● **YOUR INSTRUCTIONS**
Your output must be the lines below from the line containing "Write the Plotly code for this chart." to the line containing "import plotly.graph_objects as go", both lines included, reproduced exactly and without pictures.

● **MATERIAL SUPPLIED**
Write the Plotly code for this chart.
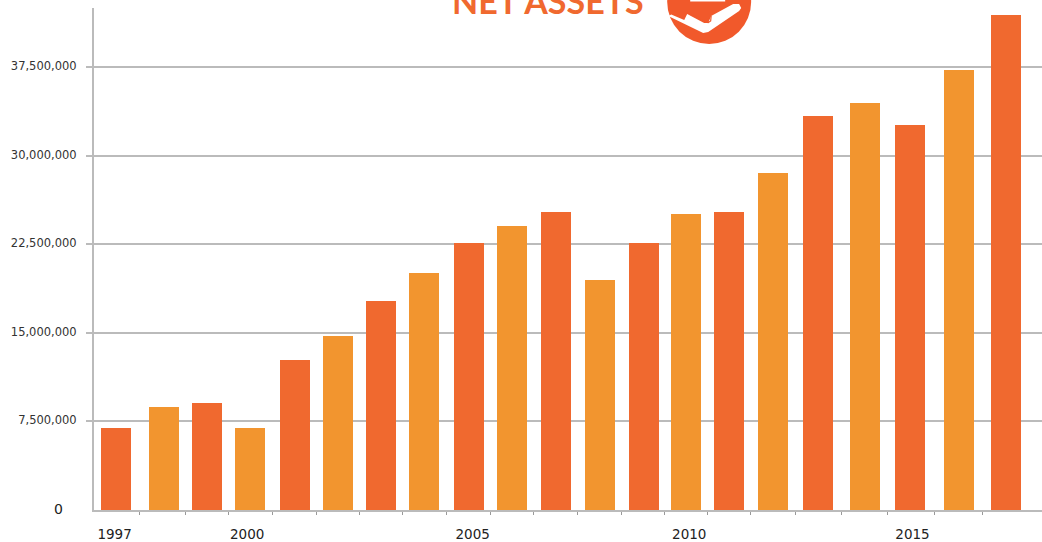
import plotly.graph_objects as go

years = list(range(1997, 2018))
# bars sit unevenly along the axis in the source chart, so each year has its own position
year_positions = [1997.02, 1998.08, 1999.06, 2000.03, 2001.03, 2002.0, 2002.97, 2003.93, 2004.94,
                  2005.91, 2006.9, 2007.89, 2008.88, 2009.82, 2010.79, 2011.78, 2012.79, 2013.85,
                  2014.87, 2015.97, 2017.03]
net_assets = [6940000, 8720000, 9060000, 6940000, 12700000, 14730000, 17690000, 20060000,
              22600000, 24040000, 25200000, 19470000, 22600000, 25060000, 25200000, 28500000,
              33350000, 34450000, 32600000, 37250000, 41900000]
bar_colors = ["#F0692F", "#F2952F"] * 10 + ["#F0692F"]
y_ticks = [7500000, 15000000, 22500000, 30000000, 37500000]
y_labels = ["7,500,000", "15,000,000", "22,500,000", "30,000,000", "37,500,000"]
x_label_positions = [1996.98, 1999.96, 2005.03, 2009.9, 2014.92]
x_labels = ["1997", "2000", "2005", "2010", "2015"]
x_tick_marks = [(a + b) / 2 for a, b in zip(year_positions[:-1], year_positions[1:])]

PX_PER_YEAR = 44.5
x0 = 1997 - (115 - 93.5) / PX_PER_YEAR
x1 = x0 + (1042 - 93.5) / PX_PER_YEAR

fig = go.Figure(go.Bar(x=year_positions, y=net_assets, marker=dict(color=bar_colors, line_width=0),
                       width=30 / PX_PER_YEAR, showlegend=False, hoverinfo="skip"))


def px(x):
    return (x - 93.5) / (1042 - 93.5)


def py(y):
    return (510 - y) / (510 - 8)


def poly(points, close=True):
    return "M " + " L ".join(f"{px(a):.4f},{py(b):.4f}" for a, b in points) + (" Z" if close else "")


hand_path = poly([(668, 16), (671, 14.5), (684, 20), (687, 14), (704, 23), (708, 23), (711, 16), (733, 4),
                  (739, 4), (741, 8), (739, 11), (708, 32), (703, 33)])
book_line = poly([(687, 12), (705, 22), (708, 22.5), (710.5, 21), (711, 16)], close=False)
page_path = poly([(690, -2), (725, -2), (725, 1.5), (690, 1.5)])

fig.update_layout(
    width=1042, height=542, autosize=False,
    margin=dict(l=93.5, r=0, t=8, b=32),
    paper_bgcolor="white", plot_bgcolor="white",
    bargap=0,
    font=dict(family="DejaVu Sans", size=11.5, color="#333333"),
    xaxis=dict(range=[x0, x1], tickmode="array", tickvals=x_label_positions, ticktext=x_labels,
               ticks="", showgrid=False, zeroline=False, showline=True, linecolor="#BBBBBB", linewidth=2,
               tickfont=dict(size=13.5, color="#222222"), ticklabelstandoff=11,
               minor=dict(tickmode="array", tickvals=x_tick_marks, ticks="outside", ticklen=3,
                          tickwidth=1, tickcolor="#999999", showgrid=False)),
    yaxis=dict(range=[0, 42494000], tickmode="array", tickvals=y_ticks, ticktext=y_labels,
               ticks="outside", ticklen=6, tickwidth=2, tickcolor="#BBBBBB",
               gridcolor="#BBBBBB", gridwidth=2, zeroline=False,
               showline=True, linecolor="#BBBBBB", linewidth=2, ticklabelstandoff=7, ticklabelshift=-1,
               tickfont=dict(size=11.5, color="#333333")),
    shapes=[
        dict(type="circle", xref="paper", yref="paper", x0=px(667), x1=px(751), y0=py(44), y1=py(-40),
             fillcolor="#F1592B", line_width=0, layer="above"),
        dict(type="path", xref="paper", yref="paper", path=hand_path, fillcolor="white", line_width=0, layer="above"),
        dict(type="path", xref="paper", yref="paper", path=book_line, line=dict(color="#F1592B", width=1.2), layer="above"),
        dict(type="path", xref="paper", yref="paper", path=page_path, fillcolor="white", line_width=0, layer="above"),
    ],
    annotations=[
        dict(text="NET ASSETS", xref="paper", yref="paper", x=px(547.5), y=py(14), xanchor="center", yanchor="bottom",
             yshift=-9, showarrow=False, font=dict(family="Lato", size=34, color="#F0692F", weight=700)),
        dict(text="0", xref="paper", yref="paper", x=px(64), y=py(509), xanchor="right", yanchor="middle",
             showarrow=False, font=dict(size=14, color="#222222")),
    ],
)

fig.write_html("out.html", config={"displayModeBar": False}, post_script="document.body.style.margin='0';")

...

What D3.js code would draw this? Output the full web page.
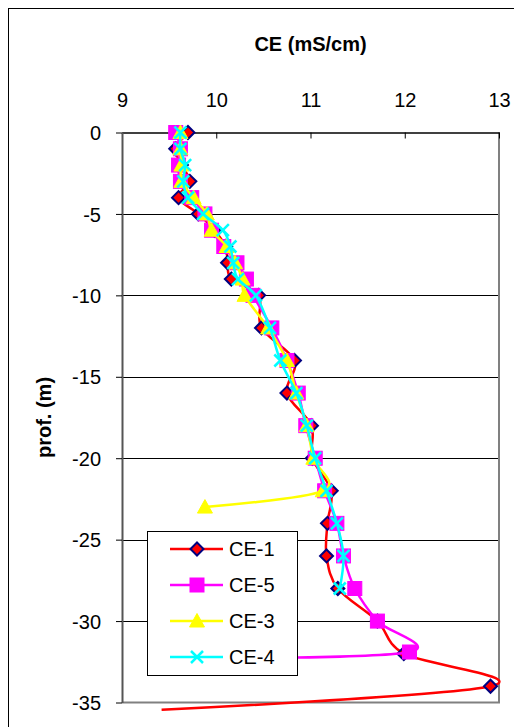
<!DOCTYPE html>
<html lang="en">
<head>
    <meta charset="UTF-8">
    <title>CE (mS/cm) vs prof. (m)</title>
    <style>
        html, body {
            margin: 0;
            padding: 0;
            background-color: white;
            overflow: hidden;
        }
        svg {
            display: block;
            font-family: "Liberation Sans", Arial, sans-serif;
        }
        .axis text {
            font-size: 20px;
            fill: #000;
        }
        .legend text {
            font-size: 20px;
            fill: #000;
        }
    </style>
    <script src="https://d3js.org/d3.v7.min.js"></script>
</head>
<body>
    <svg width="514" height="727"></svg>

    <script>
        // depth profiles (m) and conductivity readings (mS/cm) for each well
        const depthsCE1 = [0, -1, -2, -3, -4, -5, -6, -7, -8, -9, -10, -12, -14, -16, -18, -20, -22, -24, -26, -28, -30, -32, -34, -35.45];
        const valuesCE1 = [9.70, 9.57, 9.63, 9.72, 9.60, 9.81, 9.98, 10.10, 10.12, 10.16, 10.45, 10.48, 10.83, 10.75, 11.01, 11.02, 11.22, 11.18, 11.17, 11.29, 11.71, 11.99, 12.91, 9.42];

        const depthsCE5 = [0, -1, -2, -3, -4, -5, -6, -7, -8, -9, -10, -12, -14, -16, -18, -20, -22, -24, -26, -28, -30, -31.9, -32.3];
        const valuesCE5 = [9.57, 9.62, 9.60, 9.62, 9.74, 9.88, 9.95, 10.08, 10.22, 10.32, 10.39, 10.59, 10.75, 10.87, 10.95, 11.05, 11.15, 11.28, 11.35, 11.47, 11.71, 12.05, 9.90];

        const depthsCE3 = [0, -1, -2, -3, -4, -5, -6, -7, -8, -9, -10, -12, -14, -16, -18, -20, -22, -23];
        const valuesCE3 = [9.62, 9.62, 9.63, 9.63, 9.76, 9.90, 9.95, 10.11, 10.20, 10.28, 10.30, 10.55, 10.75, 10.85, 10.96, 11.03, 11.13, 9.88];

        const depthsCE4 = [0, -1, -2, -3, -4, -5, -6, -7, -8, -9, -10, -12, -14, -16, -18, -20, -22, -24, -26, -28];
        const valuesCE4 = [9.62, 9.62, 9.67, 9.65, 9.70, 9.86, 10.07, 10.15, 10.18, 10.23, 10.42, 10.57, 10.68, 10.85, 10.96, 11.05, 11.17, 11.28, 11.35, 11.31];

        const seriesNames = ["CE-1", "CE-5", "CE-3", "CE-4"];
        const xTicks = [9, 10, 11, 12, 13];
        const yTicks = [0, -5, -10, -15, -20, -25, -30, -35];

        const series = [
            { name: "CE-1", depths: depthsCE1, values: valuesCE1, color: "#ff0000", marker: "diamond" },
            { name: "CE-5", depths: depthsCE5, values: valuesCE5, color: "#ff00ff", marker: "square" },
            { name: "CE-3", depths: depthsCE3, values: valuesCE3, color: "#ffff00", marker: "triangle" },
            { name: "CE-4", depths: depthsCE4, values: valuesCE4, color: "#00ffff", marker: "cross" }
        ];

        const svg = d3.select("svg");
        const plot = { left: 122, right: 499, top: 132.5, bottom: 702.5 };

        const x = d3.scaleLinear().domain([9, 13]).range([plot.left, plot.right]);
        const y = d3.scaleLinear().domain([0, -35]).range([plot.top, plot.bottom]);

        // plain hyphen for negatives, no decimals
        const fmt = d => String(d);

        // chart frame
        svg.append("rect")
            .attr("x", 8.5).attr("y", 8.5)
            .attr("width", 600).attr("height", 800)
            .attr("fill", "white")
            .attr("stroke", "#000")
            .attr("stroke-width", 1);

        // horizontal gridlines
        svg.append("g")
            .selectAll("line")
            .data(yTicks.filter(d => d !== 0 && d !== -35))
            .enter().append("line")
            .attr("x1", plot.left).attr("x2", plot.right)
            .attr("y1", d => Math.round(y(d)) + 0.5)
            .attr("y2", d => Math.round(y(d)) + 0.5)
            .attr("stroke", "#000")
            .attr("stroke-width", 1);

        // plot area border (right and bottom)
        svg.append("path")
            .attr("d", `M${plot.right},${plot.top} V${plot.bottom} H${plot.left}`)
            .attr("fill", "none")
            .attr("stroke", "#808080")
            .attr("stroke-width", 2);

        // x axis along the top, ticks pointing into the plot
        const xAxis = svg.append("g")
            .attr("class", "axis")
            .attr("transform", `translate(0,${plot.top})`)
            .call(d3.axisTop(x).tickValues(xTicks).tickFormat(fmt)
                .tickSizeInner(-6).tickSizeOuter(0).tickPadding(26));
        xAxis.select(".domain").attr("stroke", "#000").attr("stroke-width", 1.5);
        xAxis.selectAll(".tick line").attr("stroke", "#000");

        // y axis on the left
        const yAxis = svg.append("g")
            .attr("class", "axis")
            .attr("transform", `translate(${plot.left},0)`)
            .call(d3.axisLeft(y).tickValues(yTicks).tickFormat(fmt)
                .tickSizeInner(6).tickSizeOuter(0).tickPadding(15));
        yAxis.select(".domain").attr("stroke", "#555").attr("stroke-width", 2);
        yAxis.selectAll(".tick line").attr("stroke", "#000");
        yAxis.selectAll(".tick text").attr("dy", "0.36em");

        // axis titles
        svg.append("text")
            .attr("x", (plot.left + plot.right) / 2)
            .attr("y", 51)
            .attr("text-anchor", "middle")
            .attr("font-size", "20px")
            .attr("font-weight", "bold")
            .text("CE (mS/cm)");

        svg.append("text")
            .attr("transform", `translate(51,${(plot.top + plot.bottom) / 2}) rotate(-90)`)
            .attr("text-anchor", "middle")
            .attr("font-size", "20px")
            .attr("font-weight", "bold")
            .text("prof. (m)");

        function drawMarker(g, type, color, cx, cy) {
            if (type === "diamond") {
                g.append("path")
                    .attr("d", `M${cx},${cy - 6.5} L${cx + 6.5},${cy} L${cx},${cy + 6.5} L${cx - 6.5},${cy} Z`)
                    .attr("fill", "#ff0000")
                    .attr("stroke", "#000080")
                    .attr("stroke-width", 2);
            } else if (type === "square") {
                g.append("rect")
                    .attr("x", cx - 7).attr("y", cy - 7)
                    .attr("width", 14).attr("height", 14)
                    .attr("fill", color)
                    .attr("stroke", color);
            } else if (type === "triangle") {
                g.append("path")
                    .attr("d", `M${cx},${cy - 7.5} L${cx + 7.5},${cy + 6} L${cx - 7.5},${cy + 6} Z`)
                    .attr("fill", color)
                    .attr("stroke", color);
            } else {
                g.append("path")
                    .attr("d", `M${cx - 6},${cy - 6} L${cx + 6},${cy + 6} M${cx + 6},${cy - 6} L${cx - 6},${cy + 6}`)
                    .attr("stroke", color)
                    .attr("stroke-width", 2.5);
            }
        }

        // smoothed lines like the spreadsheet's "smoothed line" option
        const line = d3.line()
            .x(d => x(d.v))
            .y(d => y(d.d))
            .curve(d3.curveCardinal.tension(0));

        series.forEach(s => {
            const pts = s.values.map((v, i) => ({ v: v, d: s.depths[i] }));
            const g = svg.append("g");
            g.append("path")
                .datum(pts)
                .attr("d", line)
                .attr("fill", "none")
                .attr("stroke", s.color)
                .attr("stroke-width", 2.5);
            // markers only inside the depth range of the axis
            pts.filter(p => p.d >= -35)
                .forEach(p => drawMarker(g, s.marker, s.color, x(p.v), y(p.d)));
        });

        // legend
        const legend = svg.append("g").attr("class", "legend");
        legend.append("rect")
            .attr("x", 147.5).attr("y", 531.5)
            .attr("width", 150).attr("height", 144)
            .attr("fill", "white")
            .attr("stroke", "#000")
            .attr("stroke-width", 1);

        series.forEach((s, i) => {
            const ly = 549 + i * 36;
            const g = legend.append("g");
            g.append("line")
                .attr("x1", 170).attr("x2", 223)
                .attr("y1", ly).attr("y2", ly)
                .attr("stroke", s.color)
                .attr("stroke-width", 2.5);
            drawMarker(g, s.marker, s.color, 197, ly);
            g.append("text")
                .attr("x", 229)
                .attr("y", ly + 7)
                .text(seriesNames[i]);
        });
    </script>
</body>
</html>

* * *

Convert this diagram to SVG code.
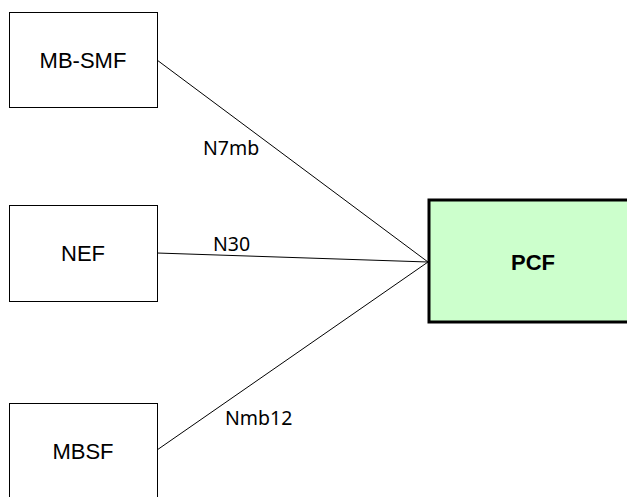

● **THE ANSWER**
Write the Plotly code for this chart.
import plotly.graph_objects as go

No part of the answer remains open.